Below are some entries. Output each one exactly as it appears.

====== Dataset excerpts ======

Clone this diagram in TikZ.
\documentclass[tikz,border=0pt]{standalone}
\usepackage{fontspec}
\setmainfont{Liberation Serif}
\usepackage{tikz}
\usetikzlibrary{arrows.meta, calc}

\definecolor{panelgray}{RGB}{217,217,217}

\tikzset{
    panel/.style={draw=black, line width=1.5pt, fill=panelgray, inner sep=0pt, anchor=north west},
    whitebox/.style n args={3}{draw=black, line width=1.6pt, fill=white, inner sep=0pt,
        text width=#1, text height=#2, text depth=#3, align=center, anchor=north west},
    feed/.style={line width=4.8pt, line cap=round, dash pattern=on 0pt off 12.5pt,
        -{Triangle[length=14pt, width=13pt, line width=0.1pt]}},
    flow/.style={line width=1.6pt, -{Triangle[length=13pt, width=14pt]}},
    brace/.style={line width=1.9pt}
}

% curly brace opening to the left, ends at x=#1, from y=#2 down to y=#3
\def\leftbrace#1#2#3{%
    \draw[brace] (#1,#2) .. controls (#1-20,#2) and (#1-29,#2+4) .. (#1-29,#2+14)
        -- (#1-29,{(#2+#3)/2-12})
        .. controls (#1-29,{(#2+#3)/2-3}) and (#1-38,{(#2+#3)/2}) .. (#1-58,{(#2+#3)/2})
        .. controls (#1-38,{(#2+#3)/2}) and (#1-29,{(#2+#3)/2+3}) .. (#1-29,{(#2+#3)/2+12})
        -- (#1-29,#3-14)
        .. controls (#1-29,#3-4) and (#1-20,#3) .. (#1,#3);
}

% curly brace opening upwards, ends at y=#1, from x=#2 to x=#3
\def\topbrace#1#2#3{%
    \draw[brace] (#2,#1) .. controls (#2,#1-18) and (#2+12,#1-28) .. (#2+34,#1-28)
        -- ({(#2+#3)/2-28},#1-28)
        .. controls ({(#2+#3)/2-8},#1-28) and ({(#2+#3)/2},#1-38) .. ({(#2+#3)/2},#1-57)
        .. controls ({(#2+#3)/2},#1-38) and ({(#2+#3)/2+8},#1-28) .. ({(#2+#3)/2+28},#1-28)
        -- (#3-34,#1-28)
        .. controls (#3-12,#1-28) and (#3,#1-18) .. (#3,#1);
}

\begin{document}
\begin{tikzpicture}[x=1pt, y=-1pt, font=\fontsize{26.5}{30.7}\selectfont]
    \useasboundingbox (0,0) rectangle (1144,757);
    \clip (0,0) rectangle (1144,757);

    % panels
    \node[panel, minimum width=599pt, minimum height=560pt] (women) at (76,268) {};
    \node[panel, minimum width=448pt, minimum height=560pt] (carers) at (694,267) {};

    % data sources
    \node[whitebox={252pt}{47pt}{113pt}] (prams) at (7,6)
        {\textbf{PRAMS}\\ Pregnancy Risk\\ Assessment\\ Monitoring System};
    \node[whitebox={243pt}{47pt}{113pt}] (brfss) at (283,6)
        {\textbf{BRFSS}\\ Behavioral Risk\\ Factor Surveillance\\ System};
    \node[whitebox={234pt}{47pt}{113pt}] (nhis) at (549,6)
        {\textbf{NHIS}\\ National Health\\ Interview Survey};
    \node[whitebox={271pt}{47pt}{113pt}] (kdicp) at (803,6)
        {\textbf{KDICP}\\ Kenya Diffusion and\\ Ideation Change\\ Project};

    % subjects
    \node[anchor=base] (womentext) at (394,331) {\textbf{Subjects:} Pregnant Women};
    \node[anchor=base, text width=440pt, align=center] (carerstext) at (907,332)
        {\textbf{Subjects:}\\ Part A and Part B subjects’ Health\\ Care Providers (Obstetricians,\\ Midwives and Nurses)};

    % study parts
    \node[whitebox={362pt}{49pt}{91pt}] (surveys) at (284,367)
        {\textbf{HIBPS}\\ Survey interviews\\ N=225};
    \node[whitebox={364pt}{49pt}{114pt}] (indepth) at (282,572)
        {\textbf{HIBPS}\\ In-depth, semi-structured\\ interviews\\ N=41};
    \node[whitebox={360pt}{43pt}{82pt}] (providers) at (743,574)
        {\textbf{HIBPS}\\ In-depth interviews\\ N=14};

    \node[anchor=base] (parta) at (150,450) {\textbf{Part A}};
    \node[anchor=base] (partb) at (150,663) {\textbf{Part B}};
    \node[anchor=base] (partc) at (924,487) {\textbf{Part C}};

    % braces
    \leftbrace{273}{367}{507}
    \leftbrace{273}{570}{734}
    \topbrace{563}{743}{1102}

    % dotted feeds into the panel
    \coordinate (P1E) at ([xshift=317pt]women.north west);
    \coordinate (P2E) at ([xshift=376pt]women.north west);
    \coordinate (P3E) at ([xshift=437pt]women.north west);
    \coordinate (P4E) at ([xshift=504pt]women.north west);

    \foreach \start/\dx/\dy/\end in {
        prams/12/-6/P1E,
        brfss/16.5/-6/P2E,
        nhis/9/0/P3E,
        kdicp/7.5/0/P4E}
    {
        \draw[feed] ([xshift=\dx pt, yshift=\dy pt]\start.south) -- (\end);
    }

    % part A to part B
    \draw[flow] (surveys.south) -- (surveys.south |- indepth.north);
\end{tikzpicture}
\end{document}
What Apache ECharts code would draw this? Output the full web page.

======

Result of the exercise:
Clone this diagram in TikZ.
\documentclass[tikz,border=0pt]{standalone}
\usepackage{fontspec}
\setmainfont{Liberation Serif}
\usepackage{tikz}
\usetikzlibrary{arrows.meta, calc}

\definecolor{panelgray}{RGB}{217,217,217}

\tikzset{
    panel/.style={draw=black, line width=1.5pt, fill=panelgray, inner sep=0pt, anchor=north west},
    whitebox/.style n args={3}{draw=black, line width=1.6pt, fill=white, inner sep=0pt,
        text width=#1, text height=#2, text depth=#3, align=center, anchor=north west},
    feed/.style={line width=4.8pt, line cap=round, dash pattern=on 0pt off 12.5pt,
        -{Triangle[length=14pt, width=13pt, line width=0.1pt]}},
    flow/.style={line width=1.6pt, -{Triangle[length=13pt, width=14pt]}},
    brace/.style={line width=1.9pt}
}

% curly brace opening to the left, ends at x=#1, from y=#2 down to y=#3
\def\leftbrace#1#2#3{%
    \draw[brace] (#1,#2) .. controls (#1-20,#2) and (#1-29,#2+4) .. (#1-29,#2+14)
        -- (#1-29,{(#2+#3)/2-12})
        .. controls (#1-29,{(#2+#3)/2-3}) and (#1-38,{(#2+#3)/2}) .. (#1-58,{(#2+#3)/2})
        .. controls (#1-38,{(#2+#3)/2}) and (#1-29,{(#2+#3)/2+3}) .. (#1-29,{(#2+#3)/2+12})
        -- (#1-29,#3-14)
        .. controls (#1-29,#3-4) and (#1-20,#3) .. (#1,#3);
}

% curly brace opening upwards, ends at y=#1, from x=#2 to x=#3
\def\topbrace#1#2#3{%
    \draw[brace] (#2,#1) .. controls (#2,#1-18) and (#2+12,#1-28) .. (#2+34,#1-28)
        -- ({(#2+#3)/2-28},#1-28)
        .. controls ({(#2+#3)/2-8},#1-28) and ({(#2+#3)/2},#1-38) .. ({(#2+#3)/2},#1-57)
        .. controls ({(#2+#3)/2},#1-38) and ({(#2+#3)/2+8},#1-28) .. ({(#2+#3)/2+28},#1-28)
        -- (#3-34,#1-28)
        .. controls (#3-12,#1-28) and (#3,#1-18) .. (#3,#1);
}

\begin{document}
\begin{tikzpicture}[x=1pt, y=-1pt, font=\fontsize{26.5}{30.7}\selectfont]
    \useasboundingbox (0,0) rectangle (1144,757);
    \clip (0,0) rectangle (1144,757);

    % panels
    \node[panel, minimum width=599pt, minimum height=560pt] (women) at (76,268) {};
    \node[panel, minimum width=448pt, minimum height=560pt] (carers) at (694,267) {};

    % data sources
    \node[whitebox={252pt}{47pt}{113pt}] (prams) at (7,6)
        {\textbf{PRAMS}\\ Pregnancy Risk\\ Assessment\\ Monitoring System};
    \node[whitebox={243pt}{47pt}{113pt}] (brfss) at (283,6)
        {\textbf{BRFSS}\\ Behavioral Risk\\ Factor Surveillance\\ System};
    \node[whitebox={234pt}{47pt}{113pt}] (nhis) at (549,6)
        {\textbf{NHIS}\\ National Health\\ Interview Survey};
    \node[whitebox={271pt}{47pt}{113pt}] (kdicp) at (803,6)
        {\textbf{KDICP}\\ Kenya Diffusion and\\ Ideation Change\\ Project};

    % subjects
    \node[anchor=base] (womentext) at (394,331) {\textbf{Subjects:} Pregnant Women};
    \node[anchor=base, text width=440pt, align=center] (carerstext) at (907,332)
        {\textbf{Subjects:}\\ Part A and Part B subjects’ Health\\ Care Providers (Obstetricians,\\ Midwives and Nurses)};

    % study parts
    \node[whitebox={362pt}{49pt}{91pt}] (surveys) at (284,367)
        {\textbf{HIBPS}\\ Survey interviews\\ N=225};
    \node[whitebox={364pt}{49pt}{114pt}] (indepth) at (282,572)
        {\textbf{HIBPS}\\ In-depth, semi-structured\\ interviews\\ N=41};
    \node[whitebox={360pt}{43pt}{82pt}] (providers) at (743,574)
        {\textbf{HIBPS}\\ In-depth interviews\\ N=14};

    \node[anchor=base] (parta) at (150,450) {\textbf{Part A}};
    \node[anchor=base] (partb) at (150,663) {\textbf{Part B}};
    \node[anchor=base] (partc) at (924,487) {\textbf{Part C}};

    % braces
    \leftbrace{273}{367}{507}
    \leftbrace{273}{570}{734}
    \topbrace{563}{743}{1102}

    % dotted feeds into the panel
    \coordinate (P1E) at ([xshift=317pt]women.north west);
    \coordinate (P2E) at ([xshift=376pt]women.north west);
    \coordinate (P3E) at ([xshift=437pt]women.north west);
    \coordinate (P4E) at ([xshift=504pt]women.north west);

    \foreach \start/\dx/\dy/\end in {
        prams/12/-6/P1E,
        brfss/16.5/-6/P2E,
        nhis/9/0/P3E,
        kdicp/7.5/0/P4E}
    {
        \draw[feed] ([xshift=\dx pt, yshift=\dy pt]\start.south) -- (\end);
    }

    % part A to part B
    \draw[flow] (surveys.south) -- (surveys.south |- indepth.north);
\end{tikzpicture}
\end{document}
What Apache ECharts code would draw this? Output the full web page.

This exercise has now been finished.